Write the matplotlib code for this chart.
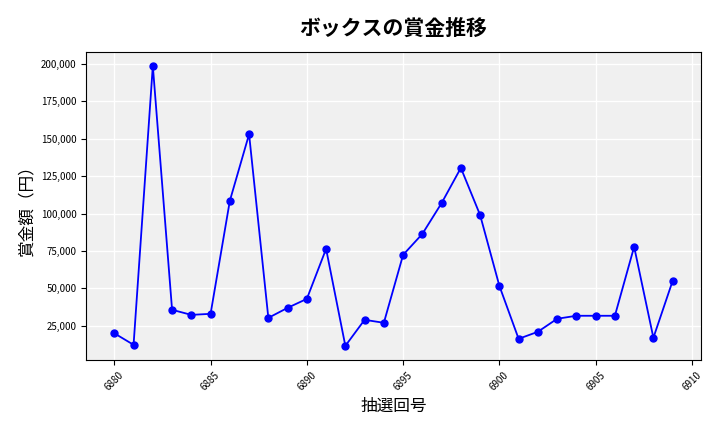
import matplotlib
matplotlib.use("Agg")
import matplotlib.pyplot as plt
from matplotlib.ticker import FuncFormatter

plt.rcParams['font.family'] = ['Noto Sans CJK JP', 'DejaVu Sans']

draws = list(range(6880, 6910))
prizes = [20000, 12300, 198700, 35700, 32300, 33000, 108500, 153000, 30300, 37000,
          43000, 76400, 11600, 29000, 27000, 72400, 86400, 107000, 130500, 99000,
          51700, 16300, 21000, 29700, 31700, 31700, 31700, 77800, 17000, 55000]

fig = plt.figure(figsize=(7.2, 4.32), dpi=100)
ax = fig.add_axes([0.12, 0.167, 0.853, 0.713])
ax.set_facecolor('#f0f0f0')
ax.grid(True, color='white', linewidth=1)
ax.set_axisbelow(True)
ax.plot(draws, prizes, color='blue', marker='o', markersize=5, linewidth=1.3)
ax.set_xticks(range(6880, 6911, 5))
ax.yaxis.set_major_formatter(FuncFormatter(lambda v, p: f"{int(v):,}"))
ax.tick_params(axis='x', labelrotation=45, labelsize=7)
ax.tick_params(axis='y', labelsize=7)
ax.set_title('ボックスの賞金推移', fontsize=15, fontweight='bold', pad=12)
ax.set_xlabel('抽選回号', fontsize=12)
ax.set_ylabel('賞金額（円）', fontsize=12)
fig.savefig('out.png', dpi=100)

◆ ◆ ◆ ◆ ◆ ◆ ◆

== What the task asks ==
Extract the full listing above verbatim; pictures are to be left out of the copy.

== The solution ==
Write the matplotlib code for this chart.
import matplotlib
matplotlib.use("Agg")
import matplotlib.pyplot as plt
from matplotlib.ticker import FuncFormatter

plt.rcParams['font.family'] = ['Noto Sans CJK JP', 'DejaVu Sans']

draws = list(range(6880, 6910))
prizes = [20000, 12300, 198700, 35700, 32300, 33000, 108500, 153000, 30300, 37000,
          43000, 76400, 11600, 29000, 27000, 72400, 86400, 107000, 130500, 99000,
          51700, 16300, 21000, 29700, 31700, 31700, 31700, 77800, 17000, 55000]

fig = plt.figure(figsize=(7.2, 4.32), dpi=100)
ax = fig.add_axes([0.12, 0.167, 0.853, 0.713])
ax.set_facecolor('#f0f0f0')
ax.grid(True, color='white', linewidth=1)
ax.set_axisbelow(True)
ax.plot(draws, prizes, color='blue', marker='o', markersize=5, linewidth=1.3)
ax.set_xticks(range(6880, 6911, 5))
ax.yaxis.set_major_formatter(FuncFormatter(lambda v, p: f"{int(v):,}"))
ax.tick_params(axis='x', labelrotation=45, labelsize=7)
ax.tick_params(axis='y', labelsize=7)
ax.set_title('ボックスの賞金推移', fontsize=15, fontweight='bold', pad=12)
ax.set_xlabel('抽選回号', fontsize=12)
ax.set_ylabel('賞金額（円）', fontsize=12)
fig.savefig('out.png', dpi=100)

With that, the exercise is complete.